MEXICO CITY (Reuters) - Central bank stimulus is not enough to fix the ailing global economy and governments must increase their efforts to boost growth, Group of 20 officials agreed on Monday.
Deputy finance ministers and central bankers of the G20, which is made up of wealthy nations and leading emerging economies, met in Mexico City on Sunday and Monday amid a deepening sense of doom around the global economic outlook.
An index of German business sentiment fell to its lowest since early 2010 this month, showing that even the strongest of Europe’s economies is succumbing to an economic downturn despite the European Central Bank’s recently announced bond-buying plan. Growth is slowing in China and the United States, too.
Mexican Deputy Finance Minister Gerardo Rodriguez said new asset-buying plans from the ECB, the Bank of Japan and the U.S. Federal Reserve had helped to calm markets but were not enough.
“There’s worry about the (economic) environment and there’s a conviction that monetary policy by itself is not sufficient,” Rodriguez told Reuters on the sidelines of the meeting.
Mexican central bank board member Manuel Ramos said the extra stimulus did not cancel out downside risks from the euro zone’s debt crisis, impending fiscal tightening in the United States and slowing growth in emerging markets.
“Monetary relaxation buys time, but the risks are still there,” he told a news conference after the meeting.
Other delegates who spoke on condition of anonymity said that given increased concern about the global outlook, the Fed’s bond-buying program - criticized by emerging market powers in the past - was a necessary evil.
The Organisation for Economic Cooperation and Development cut its growth forecasts for major developed economies this month, and the International Monetary Fund warned it was set to scale back expectations for global growth, too.
OECD Chief Economist Pier Carlo Padoan, who attended a seminar about the world economy before the G20 gathering, said the outlook was clearly worse since the leaders’ summit.
“The U.S. is weaker, the emerging economies are visibly weaker, and the euro area crisis has not improved so far,” he said in an interview on Friday.
Rodriguez urged governments to speed up steps promised at a June G20 leaders meeting to boost demand, support growth and cut unemployment, given the deteriorating outlook, but for many the room to move is limited.
Italy was forced to sharply raise budget deficit projections after revisions to growth forecasts showed the economy is expected to shrink by 2.4 percent this year, double its previous forecast, and there is no sign growth will return in 2013.
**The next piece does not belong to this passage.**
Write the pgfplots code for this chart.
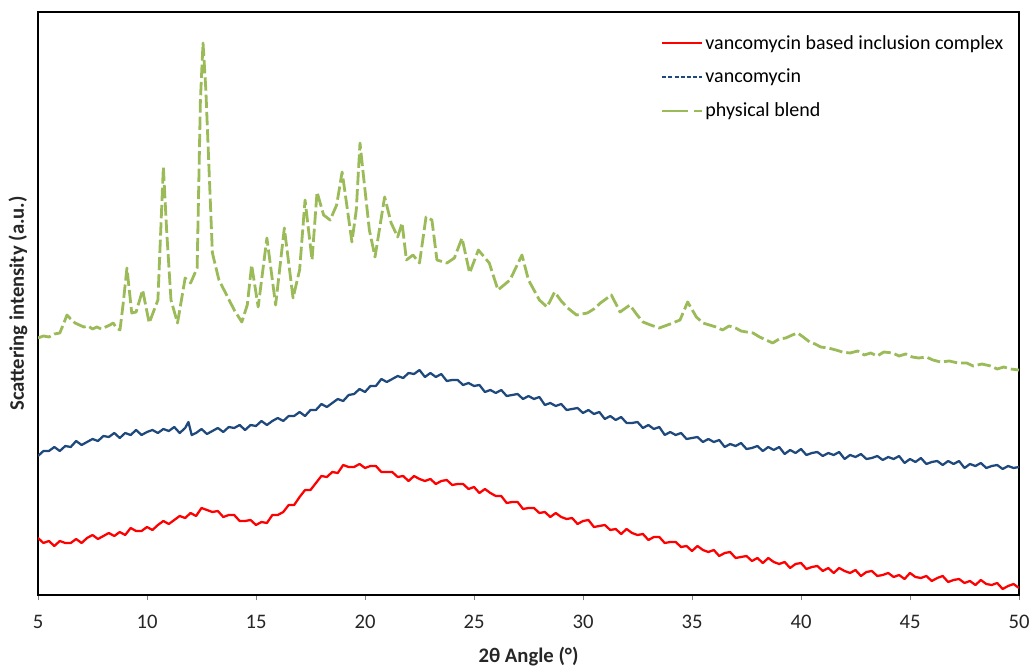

Spain, another country in the spotlight, has just raised value-added taxes and might freeze pensions as part of a deal for support from its euro-zone partners - moves that are needed to regain investor confidence but will likely deepen a recession that began at the end of last year.
Delegates said emerging market economies had not made a big issue of a possible revival of the “currency wars” that followed previous rounds of central bank stimulus when countries tried to avoid cheap money pushing up their currencies.
Before the meeting, Brazil vowed it would not let its real currency appreciate as a result of aggressive monetary stimulus in advanced economies, but G20 officials said other emerging economies did not raise similar concerns.
“There was an almost resigned reaction to the monetary easing - on the basis that other measures that should have been taken were not, so it was up to the central banks to do something,” one G20 official at the meeting said.
“There is a perception that the spillover effects should be smaller than the last time.”
Unlike the last time the Fed undertook a round of stimulus in late 2010 and early 2011, some emerging market currencies, including China’s yuan and Russia’s rouble, are depreciating.
Brazil has also cut rates to a record low of 7.5 percent in contrast to the 10.75 percent benchmark rate it had in late 2010, making the country less attractive as an investment destination and a less likely target of speculative flows.
Mexico’s Rodriguez said countries had agreed that improved trade and more transparency in markets could help tackle high food and commodity prices, which have pushed up inflation.
Turning to the subject of International Monetary Fund quota reform, Rodriguez said there was widespread agreement that gross domestic product (GDP) should play a bigger role in how emerging markets are represented in the IMF.
The quota formula currently includes a blend of GDP at market rates and GDP at purchasing power parity (PPP) as well as takes into account a country’s trade and international reserves.